Write a function to find the longest common prefix string amongst an array of strings.

If there is no common prefix, return an empty string "".

Problem explanations:

The questions ask us to find the longest common prefix, prefix is a word that can be added at the beginning of the string to form a new word. We have given a vector of strings from which we have to find the prefix and we have to return a string of the longest common prefix.

problem links: leetcode, geekforgeeks.

Example 1:

Input: strs = ["flower","flow","flight"]
Output: "fl"

Example 2:

Input: strs = ["dog","racecar","car"]
Output: ""

Explanation: There is no common prefix among the input strings.

Solution

  • C++ solution

      class Solution {
      public:
          string longestCommonPrefix(vector<string>& strs) {
    
              string ans = "";
              int n = strs.size();
    
              int j=0;
              while(j<strs[0].size()){
    
                  for(int i=1;i<n;i++){
                      if(strs[0][j] != strs[i][j]) return ans;
                  }
    
                  ans = ans + strs[0][j];
                  j++;
              }
    
              return ans;
          }
      };
    
  • Java Solution

      class Solution {
          public String longestCommonPrefix(String[] strs) {
              String ans = "";
              int n = strs.length;
    
              int j = 0;
              while (j < strs[0].length()) {
                  for (int i = 1; i < n; i++) {
                      if (strs[0].charAt(j) != strs[i].charAt(j)) {
                          return ans;
                      }
                  }
                  ans += strs[0].charAt(j);
                  j++;
              }
    
              return ans;
          }
      }
    

Explanation:

The solution uses a simple approach that iterates over the vector of strings.

A string is declared ans to store the common prefix and n is used to store the size of the vector.

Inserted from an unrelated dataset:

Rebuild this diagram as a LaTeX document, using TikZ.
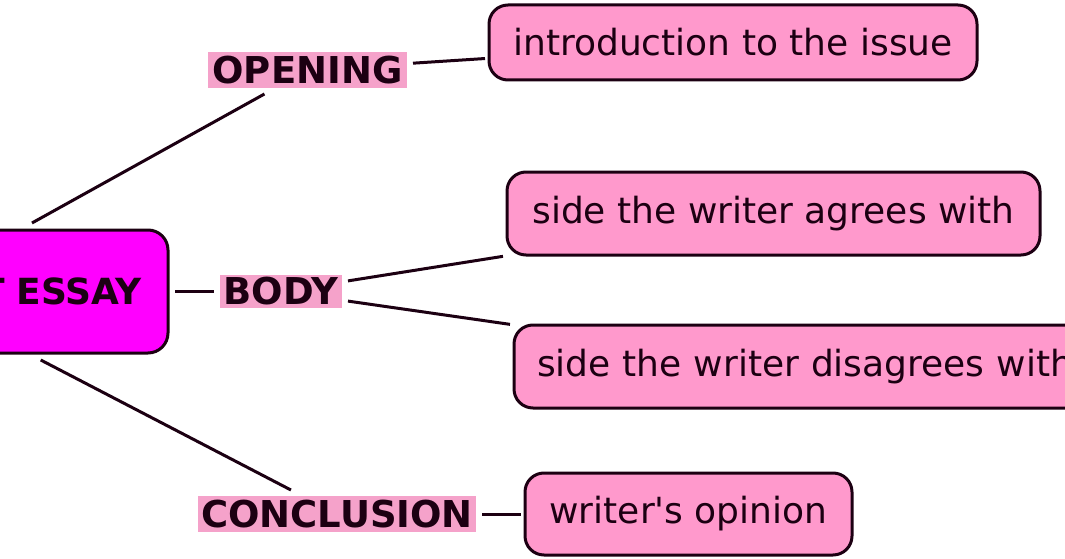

we want the outer loop to run till the size of the first string in the vector. The inner for loop will compare the character of the first string’s char at index j with the strings in the vector at index i and char at index j.

If the characters don’t match then we return the ans, this is the longest common prefix that is present. if the loop end with encountering the condition we add that character in the ans and increment j by

Time Complexity

If m is the size of the first string and n is the size of the list of strings. Then the worst-case time complexity will be O(m x n).

Space Complexity

The space complexity of this solution is O(1) or constant space complexity.

The solution uses a string ans to store the ans and variable n to store the size of the list. No additional data structures are used for the solution.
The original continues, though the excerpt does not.